Of course, this is what PC has wrought, in its evil alliance with Hollywood- could the Barbarian Right that plunders Iraq be right about them, after all? The allusions to Vietnam and Iraq are stretched to absurdity, historical accuracy is meaningless- for both Edward Gibbon and the Venerable Bede, claim that Rome totally left Britain by at least 410, yet they’re still there in 452, the film’s nominal setting, and worst of all, in the film commentary the clueless Fuqua says that, for historical accuracy and ‘realism’, he wanted to get ethic Russians to play the Sarmatians- the tribe from the Caspian Sea. Now, I’ve stated that this ‘realistic’ film ignores the fact that the Sarmatians were toast centuries before the film’s setting, were never Knights, and were thorns in the side to the Byzantines, not the Romans, but ethnic Russians could not be Sarmatians (aside from the fact that a Russian Galahad seems absurd) because the ethnic Rus did not exist till half a millennium later, when the Vikings interbred with the Slavs. The Sarmatians were a Turkic-Cossack peoples- never Russians! The rest of Fuqua’s commentary is standard fellatio- filled with comments about great ideas that were intended, yet none of it made it onscreen- not a dram! He also tells us he considers the romantic triangle at the center of Arthuriana dull- and even sick! Huh?
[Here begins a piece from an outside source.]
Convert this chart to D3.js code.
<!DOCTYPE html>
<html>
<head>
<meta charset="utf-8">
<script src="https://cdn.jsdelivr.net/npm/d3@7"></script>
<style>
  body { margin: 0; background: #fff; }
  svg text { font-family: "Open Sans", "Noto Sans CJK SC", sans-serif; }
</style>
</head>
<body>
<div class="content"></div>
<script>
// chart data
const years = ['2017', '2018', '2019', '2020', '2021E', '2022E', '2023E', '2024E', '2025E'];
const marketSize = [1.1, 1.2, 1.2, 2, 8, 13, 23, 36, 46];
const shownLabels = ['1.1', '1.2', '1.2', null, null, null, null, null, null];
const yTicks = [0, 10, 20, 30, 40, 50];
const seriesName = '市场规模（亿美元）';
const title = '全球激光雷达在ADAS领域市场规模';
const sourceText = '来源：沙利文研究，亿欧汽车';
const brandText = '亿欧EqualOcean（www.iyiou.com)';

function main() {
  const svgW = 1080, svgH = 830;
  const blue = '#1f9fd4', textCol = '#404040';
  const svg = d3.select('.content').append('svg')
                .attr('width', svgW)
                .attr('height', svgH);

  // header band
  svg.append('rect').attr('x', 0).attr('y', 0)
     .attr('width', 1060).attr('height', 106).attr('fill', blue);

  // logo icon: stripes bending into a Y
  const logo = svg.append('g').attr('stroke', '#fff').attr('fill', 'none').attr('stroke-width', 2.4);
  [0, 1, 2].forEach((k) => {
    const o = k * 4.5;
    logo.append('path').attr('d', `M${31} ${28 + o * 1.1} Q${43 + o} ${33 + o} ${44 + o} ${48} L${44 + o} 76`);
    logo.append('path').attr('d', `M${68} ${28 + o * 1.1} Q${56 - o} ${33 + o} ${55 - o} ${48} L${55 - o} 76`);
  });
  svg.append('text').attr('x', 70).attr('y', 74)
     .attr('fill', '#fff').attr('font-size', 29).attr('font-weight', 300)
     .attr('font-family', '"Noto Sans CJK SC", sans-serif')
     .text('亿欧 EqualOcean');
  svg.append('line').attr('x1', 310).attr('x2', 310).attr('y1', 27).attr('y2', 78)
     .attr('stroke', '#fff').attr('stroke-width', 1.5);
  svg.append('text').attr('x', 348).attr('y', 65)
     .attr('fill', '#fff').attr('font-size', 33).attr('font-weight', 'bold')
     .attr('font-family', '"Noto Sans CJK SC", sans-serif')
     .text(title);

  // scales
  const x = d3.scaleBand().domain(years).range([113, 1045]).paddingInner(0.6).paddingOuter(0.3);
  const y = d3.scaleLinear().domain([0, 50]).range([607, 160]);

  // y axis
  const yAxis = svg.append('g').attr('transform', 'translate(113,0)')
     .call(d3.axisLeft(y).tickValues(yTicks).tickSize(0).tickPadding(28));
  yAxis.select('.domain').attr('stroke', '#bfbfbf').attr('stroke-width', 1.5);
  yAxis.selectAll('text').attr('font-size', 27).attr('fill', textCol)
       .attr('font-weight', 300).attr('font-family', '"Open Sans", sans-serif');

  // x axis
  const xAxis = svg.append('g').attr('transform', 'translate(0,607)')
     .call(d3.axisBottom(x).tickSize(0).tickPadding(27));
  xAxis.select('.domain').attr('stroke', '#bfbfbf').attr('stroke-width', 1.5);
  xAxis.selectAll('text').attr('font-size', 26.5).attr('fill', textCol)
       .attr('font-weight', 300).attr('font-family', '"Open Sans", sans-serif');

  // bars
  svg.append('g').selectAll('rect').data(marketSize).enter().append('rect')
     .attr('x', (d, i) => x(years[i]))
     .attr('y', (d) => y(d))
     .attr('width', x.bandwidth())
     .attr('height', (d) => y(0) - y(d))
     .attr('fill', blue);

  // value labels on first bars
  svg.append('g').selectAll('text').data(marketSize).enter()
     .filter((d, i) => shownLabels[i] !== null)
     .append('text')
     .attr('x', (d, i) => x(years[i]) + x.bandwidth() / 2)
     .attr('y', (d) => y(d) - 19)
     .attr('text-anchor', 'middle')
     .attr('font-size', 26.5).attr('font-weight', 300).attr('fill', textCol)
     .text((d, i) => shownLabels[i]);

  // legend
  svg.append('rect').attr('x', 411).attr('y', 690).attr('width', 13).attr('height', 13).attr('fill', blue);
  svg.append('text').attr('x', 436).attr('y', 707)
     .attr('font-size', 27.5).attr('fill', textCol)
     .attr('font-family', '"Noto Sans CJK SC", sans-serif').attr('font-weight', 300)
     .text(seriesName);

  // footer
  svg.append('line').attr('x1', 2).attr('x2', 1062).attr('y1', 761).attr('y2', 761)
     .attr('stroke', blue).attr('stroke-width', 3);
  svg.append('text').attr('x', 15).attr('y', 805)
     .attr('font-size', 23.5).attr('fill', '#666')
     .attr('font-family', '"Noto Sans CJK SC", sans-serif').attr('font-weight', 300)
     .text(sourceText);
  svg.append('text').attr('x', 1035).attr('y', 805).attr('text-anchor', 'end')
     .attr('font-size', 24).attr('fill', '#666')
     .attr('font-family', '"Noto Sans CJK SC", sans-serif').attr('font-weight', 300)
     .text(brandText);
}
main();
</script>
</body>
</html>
Now, none of these failings would matter in the least were the tale a damned good one, but the only way this script could have been passable on celluloid were someone like a Roger Corman brought in to camp it up. But, humor and camp are totally absent in this hermetically dry waste of time. So, the claims of ‘realism’ and historical accuracy’ are the only thing this monstrosity had going for it- along with the anticipated delight of Keira Knightly in and out of leather, yet it fails miserably on both scores. And the editing is atrocious- with at least three major discontinuities in scenes where snow is seen on the ground, them mysteriously replaced by green grass a second later. Avoid this film, burn the DVD, and read Thomas Malory. To sum up- I still look forward to the day when I can ogle Ms. Knightley’s taut form in the way it entered this world, but the hopes that this film would be entertaining or even passable, well- to quote Mistah Kurtz- ‘He dead!’